In relation to potential economies of scale and cost savings, some pointed to previous trends in fuel and technology costs (including reference to heat pumps and biofuels) as an indication that running costs will reduce as there is growth in supply and demand for low carbon heat, and increased competition within the supply chain. Further technical innovation was suggested as having potential to continue to reduce running costs, for example through improved efficiency. Some also saw a role for policy and regulation in providing certainty to industry to enable continuing development of technologies, and associated reduction in costs.
Respondents provided specific examples and estimates of economies of scale:
- Cost reductions in biomethane plants through increased deployment in the gas grid and associated economies of scale.
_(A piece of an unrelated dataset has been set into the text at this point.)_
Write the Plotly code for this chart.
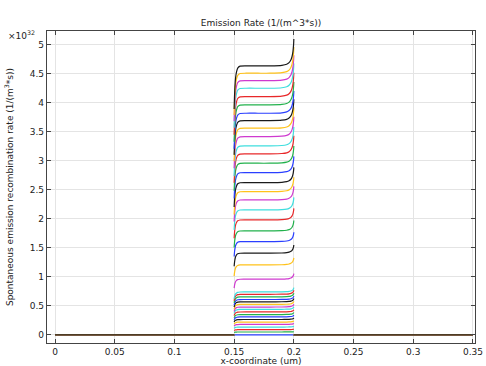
import plotly.graph_objects as go

# Plateau levels (x1e32) of each curve, lowest first
plateau_levels = [
    0.0,
    0.05, 0.09, 0.135, 0.18, 0.22, 0.265, 0.31, 0.35, 0.395, 0.44, 0.48,
    0.525, 0.57, 0.61, 0.655, 0.70, 0.74,
    0.96, 1.207, 1.409, 1.609, 1.793, 1.983, 2.155, 2.328, 2.471, 2.626,
    2.798, 2.960, 3.121, 3.259, 3.419, 3.564, 3.695, 3.822, 3.966, 4.109,
    4.253, 4.384, 4.512, 4.638,
]

# Normalised profile of a curve inside the active region
profile_x = [0.15, 0.1503, 0.1507, 0.1512, 0.152, 0.153, 0.155, 0.16, 0.17,
             0.18, 0.19, 0.194, 0.196, 0.1975, 0.1985, 0.1993, 0.1998, 0.2]
profile_f = [0.84, 0.885, 0.925, 0.955, 0.978, 0.992, 0.999, 1.0, 1.0,
             1.0, 1.002, 1.006, 1.012, 1.022, 1.035, 1.055, 1.08, 1.10]

outer_left_x = [0.0, 0.15]
outer_right_x = [0.2, 0.35]

x_ticks = [0, 0.05, 0.1, 0.15, 0.2, 0.25, 0.3, 0.35]
x_tick_labels = ["0", "0.05", "0.1", "0.15", "0.2", "0.25", "0.3", "0.35"]
y_ticks = [0, 0.5, 1, 1.5, 2, 2.5, 3, 3.5, 4, 4.5, 5]
y_tick_labels = ["0", "0.5", "1", "1.5", "2", "2.5", "3", "3.5", "4", "4.5", "5"]

colors = ["#2a3fff", "#22b14c", "#e8282a", "#3fdede", "#cf3acf", "#ffc21a", "#1a1a1a"]

fig = go.Figure()
for i, p in enumerate(plateau_levels):
    c = colors[i % len(colors)]
    xs = outer_left_x + [None] + profile_x + [None] + outer_right_x
    ys = [0, 0] + [None] + [p * f for f in profile_f] + [None] + [0, 0]
    fig.add_trace(go.Scatter(x=xs, y=ys, mode="lines",
                             line=dict(color=c, width=1.2, shape="spline", smoothing=0.6),
                             connectgaps=False, showlegend=False, hoverinfo="skip"))

font = "DejaVu Sans, sans-serif"
axis_common = dict(showline=True, linecolor="#444", linewidth=1.2, mirror="allticks",
                   ticks="inside", ticklen=4, tickcolor="#444", showgrid=True,
                   gridcolor="#e4e4e4", gridwidth=1, zeroline=False, automargin=False,
                   tickfont=dict(family=font, size=9, color="#222"))

fig.update_layout(
    width=486, height=366,
    margin=dict(l=47, r=11, t=31, b=23),
    paper_bgcolor="white", plot_bgcolor="white",
    title=dict(text="Emission Rate (1/(m^3*s))", x=0.537, xanchor="center",
               y=0.937, yanchor="middle", font=dict(family=font, size=9, color="#222")),
    xaxis=dict(range=[-0.0067, 0.3517], tickvals=x_ticks, ticktext=x_tick_labels,
               title=dict(text="x-coordinate (um)", standoff=0,
                          font=dict(family=font, size=9, color="#222")),
               **axis_common),
    yaxis=dict(range=[-0.14, 5.24], tickvals=y_ticks, ticktext=y_tick_labels,
               title=dict(text="Spontaneous emission recombination rate (1/(m<sup>3</sup>*s))",
                          standoff=14, font=dict(family=font, size=9, color="#222")),
               **axis_common),
    annotations=[dict(text="×10<sup>32</sup>", xref="paper", yref="paper",
                      x=-0.023, y=1.012, xanchor="right", yanchor="top",
                      showarrow=False, font=dict(family=font, size=9, color="#222"))],
)

fig.write_html("out.html", config={"displayModeBar": False},
               post_script="document.body.style.margin='0';document.body.style.padding='0';")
- Significant reduction in costs to install solar PV and wind generation.
- Example of a 3.6% reduction in heat network costs as a result of economies of scale and ‘learning by doing’.
- Estimates of a potential 10-30% fall in heat pump capital costs.
- Estimates of a potential cost reduction of more than 30% for ground source heat pumps.
- Potential for innovation in ground loop systems to continue to reduce costs.
- Potential for futureproofing of new housing development to reduce costs.
However, some suggested there are areas with limited scope for economies of scale to deliver cost reductions, for example mature technologies such as heat pumps. A private (renewables/low carbon) respondent also suggested that negative experience of the solar market has contributed to supply chain businesses being cautious on recruitment, potentially slowing economies of scale.